Incidentally, my chromosomal hosting heritage comes straight from my maternal line, who were innkeepers in Poland until two generations ago. The family name was Solomianski, and my mother has a faded sepia portrait of the entire clan standing in front of the inn, with the sign visible: "Ristoranski Solomianski." I'm thinking of getting a plaque for my dining room. ;)
But surely there must be something! Surely! I MUST HOST YOU! I MUST!
Hey, I do that!
I think possibly not to the same extent.
I think this is part of why I often will accept a cup of water or tisane: because even if I don't actively want one, I can't really think of a time I actively don't want one, and then I have accepted a thing and everybody can be happy and relax.
Also possibly why I don't go to Greece, because of those things I only really like olives, and then only sometimes. Zucchini is sometimes all right I suppose, and shrimp if you let very talented Chinese cooks prepare it.
Edited at 2010-06-11 07:24 pm (UTC)
I had an unpleasant experience once with someone who was self-consciously Celtic, and who offered a "host cup" as one entered her house- and woe betide you if you didn't drink it! to the point that one time I DID, because I knew she had this fixation, and her husband then refilled my cup, and then she was convinced I HATED her because I HADN'T DRUNK THE CUP. Ye gods.
I will admit to being susceptible to the I WILL HOST YOU!!!! thing, though.
Oh boy, have I lived through the second.
As for the first, it's been ten years and I'm still waiting for my mother-in-law to realize that I don't drink tea. (Though, um, I may be starting to do so.
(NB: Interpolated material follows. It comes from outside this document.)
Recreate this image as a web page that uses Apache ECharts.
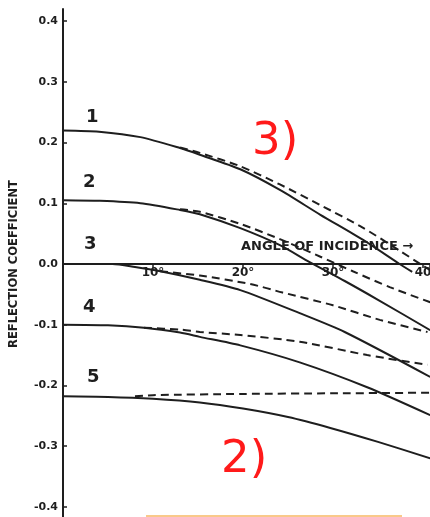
<!DOCTYPE html>
<html>
<head>
<meta charset="utf-8">
<script src="https://cdn.jsdelivr.net/npm/echarts@6/dist/echarts.min.js"></script>
<style>html,body{margin:0;padding:0;background:#fff;}#c{width:430px;height:517px;}</style>
</head>
<body>
<div id="c"></div>
<script>
// Data: [angle of incidence (deg), reflection coefficient]
const curve1Solid  = [[0,0.220],[4,0.218],[8.6,0.209],[13,0.191],[15.2,0.180],[19.7,0.156],[24.1,0.122],[28.6,0.081],[33.3,0.040],[37.4,0.000],[38.8,-0.013]];
const curve1Dashed = [[13,0.192],[15.2,0.183],[19.7,0.161],[24.1,0.131],[28.6,0.097],[33.3,0.060],[37.4,0.022],[39.7,0.000],[40.8,-0.010]];
const curve2Solid  = [[0,0.105],[4.1,0.104],[8.6,0.100],[13,0.089],[15.2,0.082],[19.7,0.059],[24.1,0.031],[27.4,0.003],[31.3,-0.028],[35,-0.059],[40.8,-0.109]];
const curve2Dashed = [[13,0.090],[15.2,0.086],[19.7,0.066],[24.1,0.041],[28.6,0.012],[32.2,-0.012],[36.3,-0.038],[40.8,-0.063]];
const curve3Solid  = [[0,0.000],[5.5,0.000],[8,-0.005],[10.8,-0.012],[15.2,-0.026],[19.7,-0.043],[26.3,-0.081],[31.3,-0.112],[40.8,-0.186]];
const curve3Dashed = [[10.8,-0.012],[15.2,-0.019],[20.8,-0.033],[24.4,-0.047],[30,-0.068],[35.2,-0.092],[40.5,-0.112]];
const curve4Solid  = [[0,-0.100],[5,-0.101],[9,-0.105],[13,-0.113],[15.2,-0.120],[19.7,-0.134],[26.3,-0.162],[33.8,-0.203],[40.8,-0.249]];
const curve4Dashed = [[9,-0.105],[13,-0.108],[15.2,-0.112],[19.7,-0.117],[26.3,-0.128],[33.8,-0.150],[40.5,-0.166]];
const curve5Solid  = [[0,-0.218],[5,-0.219],[10,-0.222],[15.2,-0.228],[20,-0.238],[25,-0.252],[29.7,-0.270],[35,-0.293],[40.8,-0.320]];
const curve5Dashed = [[8,-0.218],[10,-0.216],[20,-0.214],[30,-0.213],[40.8,-0.212]];
const yTicks = [-0.4,-0.3,-0.2,-0.1,0.0,0.1,0.2,0.3,0.4];
const xTickLabels = {10:'10°',20:'20°',30:'30°',40:'40'};
const curveNames = ['1','2','3','4','5'];

const INK = '#1e1e1e';
const FONT = 'DejaVu Sans';
function solid(name, data){return {name, type:'line', data, smooth:0.25, symbol:'none', lineStyle:{color:INK,width:2}, z:3};}
function dashed(name, data){return {name, type:'line', data, smooth:0.25, symbol:'none', lineStyle:{color:INK,width:2,type:[8,5]}, z:3};}

const chart = echarts.init(document.getElementById('c'), null, {renderer:'canvas'});
chart.setOption({
  animation:false,
  backgroundColor:'#fff',
  grid:{left:63, top:9, width:367.2, height:510, outerBoundsMode:'none', containLabel:false},
  xAxis:[{
    type:'value', min:0, max:40.8, interval:10,
    axisLine:{onZero:true, lineStyle:{color:INK,width:2}},
    axisTick:{show:true, length:4, lineStyle:{color:INK,width:1.5}},
    axisLabel:{show:false},
    splitLine:{show:false}
  },{
    type:'value', min:0, max:40.8, interval:10, position:'bottom', offset:-255,
    axisLine:{show:false, onZero:false},
    axisTick:{show:false},
    axisLabel:{show:true, showMinLabel:false, formatter:v=>xTickLabels[Math.round(v)]||'', color:INK, fontFamily:FONT, fontWeight:'bold', fontSize:12, margin:3},
    splitLine:{show:false}
  }],
  yAxis:{
    type:'value', min:-0.42, max:0.42,
    name:'REFLECTION COEFFICIENT', nameLocation:'middle', nameGap:43, nameRotate:90,
    nameTextStyle:{color:INK, fontFamily:FONT, fontWeight:'bold', fontSize:11.5},
    axisLine:{onZero:false, lineStyle:{color:INK,width:2}},
    axisTick:{show:true, inside:true, customValues:yTicks, length:4, lineStyle:{color:INK,width:1.5}},
    axisLabel:{customValues:yTicks, formatter:v=>v.toFixed(1), color:INK, fontFamily:FONT, fontWeight:'bold', fontSize:11, margin:5},
    splitLine:{show:false}
  },
  graphic:[
    {type:'text', left:241, top:240, style:{text:'ANGLE OF INCIDENCE →', fill:INK, font:'bold 13px "DejaVu Sans"'}},
    {type:'text', left:86, top:108, style:{text:curveNames[0], fill:INK, font:'bold 18px "DejaVu Sans"'}},
    {type:'text', left:83, top:173, style:{text:curveNames[1], fill:INK, font:'bold 18px "DejaVu Sans"'}},
    {type:'text', left:84, top:235, style:{text:curveNames[2], fill:INK, font:'bold 18px "DejaVu Sans"'}},
    {type:'text', left:83, top:298, style:{text:curveNames[3], fill:INK, font:'bold 18px "DejaVu Sans"'}},
    {type:'text', left:87, top:368, style:{text:curveNames[4], fill:INK, font:'bold 18px "DejaVu Sans"'}},
    {type:'text', left:252, top:120, style:{text:'3)', fill:'#ff1a1a', font:'45px "DejaVu Sans"'}},
    {type:'text', left:221, top:438, style:{text:'2)', fill:'#ff1a1a', font:'45px "DejaVu Sans"'}},
    {type:'rect', shape:{x:146, y:515, width:256, height:2}, style:{fill:'#f9c98a'}}
  ],
  series:[
    solid('1', curve1Solid), dashed('1d', curve1Dashed),
    solid('2', curve2Solid), dashed('2d', curve2Dashed),
    solid('3', curve3Solid), dashed('3d', curve3Dashed),
    solid('4', curve4Solid), dashed('4d', curve4Dashed),
    solid('5', curve5Solid), dashed('5d', curve5Dashed)
  ]
});
</script>
</body>
</html>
Which will really just scuttle any future attempts to convince her I don't consume Food or Beverage X.)
On the topic of bowls in the open: and yet, people seem reluctant. I just don't get it.
I have noticed that sometimes people have to ask me three (or, um, more) times before I will say yes to something I technically do want. However, it's usually things that I don't need (or want very badly), am not certain they are offering from anything other than politeness, and believe would be annoying or inconveniencing for them.